EXERCISE PROMPT — Only the lines from the start of the data to the line containing "from bokeh.resources import INLINE", both included, should be output, exactly and without pictures.

SUPPLIED MATERIAL —
■ ■ ■ ■ ■ ■ ■

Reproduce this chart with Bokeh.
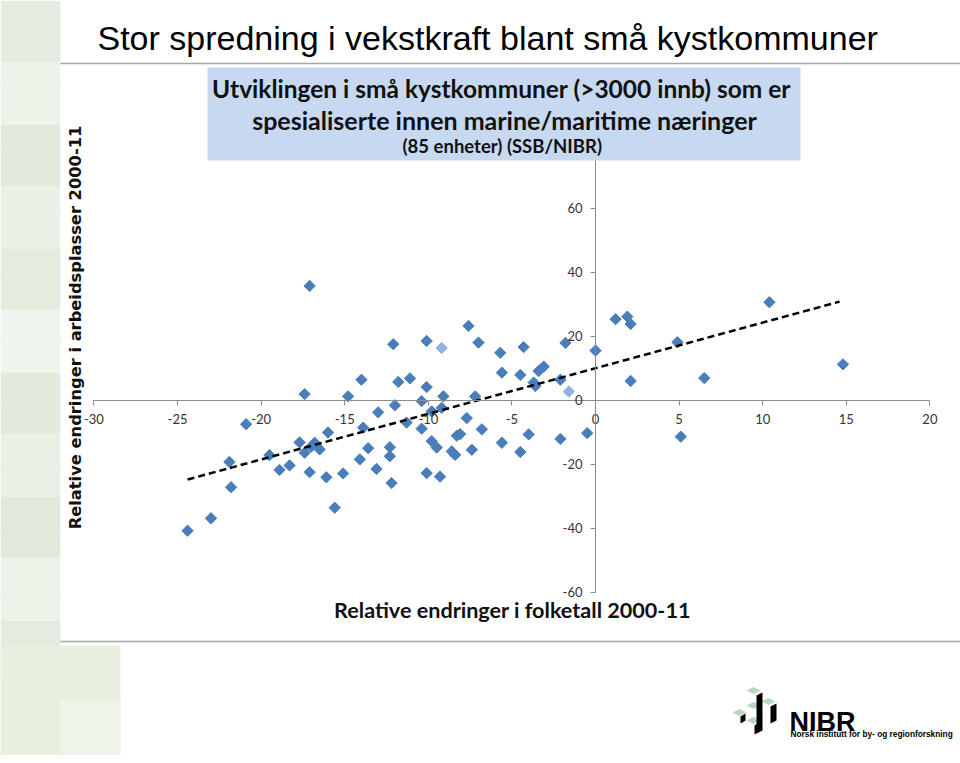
import numpy as np
from bokeh.plotting import figure
from bokeh.models import Range1d, FixedTicker, Label, BoxAnnotation
from bokeh.embed import file_html
from bokeh.resources import INLINE

# ---------------- data ----------------
folk_x = [-17.1, 10.4, 1.2, 1.9, 2.1, -7.6, -10.1, -12.1, -7.0, -4.3, -5.7, -1.8, 0.0, 4.9, 14.8,
          6.5, 2.1, -2.1, -3.4, -3.1, -5.6, -4.5, -3.7, -3.6, -9.1, -7.2, -10.1, -11.1, -11.8, -14.0,
          -14.8, -17.4, -10.4, -12.0, -13.0, -9.2, -9.8, -11.3, -10.4, -13.9, -7.7, -6.8, -8.3, -8.1,
          -4.0, -0.5, -2.1, -5.6, -4.5, -7.4, -8.6, -8.4, -9.8, -9.5, -12.3, -12.3, -13.6, -14.1,
          -13.1, -10.1, -9.3, -12.2, -15.1, -16.1, -17.1, -15.6, -16.0, -17.7, -16.8, -17.0, -17.4,
          -16.5, -19.5, -18.3, -18.9, -21.9, -21.8, -23.0, -24.4, -20.9, 5.1]
arb_y = [35.8, 30.7, 25.4, 26.2, 23.9, 23.3, 18.6, 17.6, 18.1, 16.7, 14.9, 18.0, 15.6, 18.2, 11.3,
         7.0, 6.1, 6.5, 9.2, 10.6, 8.7, 8.0, 5.6, 4.5, 1.3, 1.3, 4.2, 6.9, 5.8, 6.5,
         1.3, 2.0, -0.2, -1.5, -3.7, -2.3, -3.4, -6.9, -8.8, -8.5, -5.5, -9.0, -11.0, -10.5,
         -10.6, -10.2, -12.0, -13.2, -16.1, -15.4, -15.9, -17.0, -12.7, -14.7, -14.6, -17.4, -14.9, -18.4,
         -21.4, -22.7, -23.8, -25.8, -22.8, -24.0, -22.4, -33.5, -10.0, -13.1, -13.2, -14.4, -16.3,
         -15.3, -17.1, -20.3, -21.7, -19.2, -27.1, -36.8, -40.7, -7.4, -11.3]
light_x = [-9.2, -1.6]
light_y = [16.4, 2.8]
trend_x = [-24.4, 14.6]
trend_y = [-24.7, 30.9]

x_ticks = [-30, -25, -20, -15, -10, -5, 0, 5, 10, 15, 20]
x_tick_labels = ["-30", "-25", "-20", "-15", "-10", "-5", "0", "5", "10", "15", "20"]
y_ticks = [-60, -40, -20, 0, 20, 40, 60]
y_tick_labels = ["-60", "-40", "-20", "0", "20", "40", "60"]
y_grid = [-60, -40, -20, 0, 20, 40, 60, 80, 100]

slide_title = "Stor spredning i vekstkraft blant små kystkommuner"
box_lines = ["Utviklingen i små kystkommuner  (>3000 innb) som er",
             "spesialiserte innen marine/maritime næringer",
             "(85 enheter)  (SSB/NIBR)"]
x_title = "Relative endringer i folketall 2000-11"
y_title = "Relative endringer i arbeidsplasser 2000-11"

# ---------------- figure ----------------
W, H = 960, 755
p = figure(width=W, height=H,
           x_range=Range1d(-35.59, 21.83), y_range=Range1d(-110.94, 125.0),
           output_backend="svg", toolbar_location=None, min_border=0,
           outline_line_color=None, background_fill_color="white")
p.extra_x_ranges = {"px": Range1d(0, W)}
p.extra_y_ranges = {"px": Range1d(H, 0)}

# background decoration (slide)
stripe_top = [0, 62, 124, 186, 248, 310, 372, 434, 496, 558, 620]
stripe_cols = ["#e6ede0", "#eef3ea", "#e3eadc", "#ecf1e6", "#e5ecde", "#eff4ec",
               "#e4ebdc", "#ebf0e5", "#e2e9da", "#edf2e8", "#e5ecdf"]
p.quad(left=0, right=60, top=stripe_top, bottom=[t + 62 for t in stripe_top],
       fill_color=stripe_cols, line_color=None, x_range_name="px", y_range_name="px")
p.quad(left=0, right=120, top=645, bottom=H, fill_color="#e8efdf", line_color=None,
       x_range_name="px", y_range_name="px")
p.quad(left=60, right=120, top=700, bottom=H, fill_color="#eff4ea", line_color=None,
       x_range_name="px", y_range_name="px")
p.quad(left=60, right=W, top=63, bottom=641, fill_color="white", line_color=None,
       x_range_name="px", y_range_name="px")
p.segment(x0=60, x1=W, y0=[63, 641], y1=[63, 641], line_color="#a6a6a6", line_width=1.5,
          x_range_name="px", y_range_name="px")

# grid
p.xgrid.visible = False
p.ygrid.ticker = FixedTicker(ticks=y_grid)
p.ygrid.bounds = (-30, 20)
p.ygrid.grid_line_color = "#8c8c8c"
p.ygrid.grid_line_width = 1

# axes crossing at zero
for ax in (p.xaxis, p.yaxis):
    ax.fixed_location = 0
    ax.axis_line_color = "#8c8c8c"
    ax.major_tick_line_color = "#8c8c8c"
    ax.minor_tick_line_color = None
    ax.major_tick_out = 5
    ax.major_tick_in = 0
    ax.major_label_text_font = "Lato"
    ax.major_label_text_font_size = "13px"
    ax.major_label_text_color = "#333333"
p.xaxis.ticker = FixedTicker(ticks=x_ticks)
p.xaxis.bounds = (-30, 20)
p.xaxis.major_label_overrides = dict(zip(x_ticks, x_tick_labels))
p.xaxis.major_label_standoff = 9
p.yaxis.ticker = FixedTicker(ticks=y_ticks)
p.yaxis.bounds = (-60, 100)
p.yaxis.major_label_overrides = dict(zip(y_ticks, y_tick_labels))
p.yaxis.major_label_standoff = 8

# data
p.scatter(folk_x, arb_y, marker="square", size=8, angle=np.pi / 4,
          fill_color="#4a7ebb", line_color="#4a7ebb")
p.scatter(light_x, light_y, marker="square", size=8, angle=np.pi / 4,
          fill_color="#8fb4e3", line_color="#8fb4e3")
p.line(trend_x, trend_y, line_color="black", line_width=2.5, line_dash="7 4")

# title box (above axis)
p.add_layout(BoxAnnotation(left=207, right=800, top=67, bottom=160,
                           x_range_name="px", y_range_name="px",
                           fill_color="#c6d9f1", fill_alpha=1.0, line_color=None))
box_y = [88, 119, 145]
box_sizes = ["24.5px", "25px", "18.5px"]
for txt, yy, fs in zip(box_lines, box_y, box_sizes):
    p.add_layout(Label(x=504, y=yy, x_range_name="px", y_range_name="px", text=txt,
                       text_font="Lato", text_font_style="bold", text_font_size=fs,
                       text_color="#111111", text_align="center", text_baseline="middle"))

# axis titles
p.add_layout(Label(x=512, y=609, x_range_name="px", y_range_name="px", text=x_title,
                   text_font="Lato", text_font_style="bold", text_font_size="21.6px",
                   text_color="#111111", text_align="center", text_baseline="middle"))
p.add_layout(Label(x=75, y=327, x_range_name="px", y_range_name="px", text=y_title,
                   angle=np.pi / 2, text_font="DejaVu Sans", text_font_style="bold",
                   text_font_size="16.3px", text_color="#111111",
                   text_align="center", text_baseline="middle"))

# slide title
p.add_layout(Label(x=97, y=37, x_range_name="px", y_range_name="px", text=slide_title,
                   text_font="Liberation Sans", text_font_size="34px", text_color="black",
                   text_align="left", text_baseline="alphabetic"))

# NIBR logo
tops = [(753, 690), (768, 701), (753, 705), (739, 712), (753, 720)]
p.patches([[cx - 7, cx, cx + 7, cx] for cx, cy in tops],
          [[cy, cy - 3.5, cy, cy + 3.5] for cx, cy in tops],
          fill_color="#b8d8bc", line_color=None, x_range_name="px", y_range_name="px")
bars = [(756, 762, 693, 733), (770, 776, 704, 723), (740, 745, 714, 723), (754, 759, 723, 734)]
p.patches([[l, r, r, l] for l, r, t, b in bars],
          [[t + 2, t - 1, b - 3, b] for l, r, t, b in bars],
          fill_color="black", line_color=None, x_range_name="px", y_range_name="px")
p.add_layout(Label(x=789, y=721, x_range_name="px", y_range_name="px", text="NIBR",
                   text_font="Liberation Sans", text_font_style="bold", text_font_size="27px",
                   text_color="black", text_baseline="alphabetic"))
p.add_layout(Label(x=790, y=733, x_range_name="px", y_range_name="px",
                   text="Norsk institutt for by- og regionforskning",
                   text_font="Liberation Sans", text_font_style="bold", text_font_size="8.3px",
                   text_color="black", text_baseline="alphabetic"))

open("out.html", "w").write(file_html(p, INLINE))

■ ■ ■ ■ ■ ■ ■

RESPONSE BELOW —
Reproduce this chart with Bokeh.
import numpy as np
from bokeh.plotting import figure
from bokeh.models import Range1d, FixedTicker, Label, BoxAnnotation
from bokeh.embed import file_html
from bokeh.resources import INLINE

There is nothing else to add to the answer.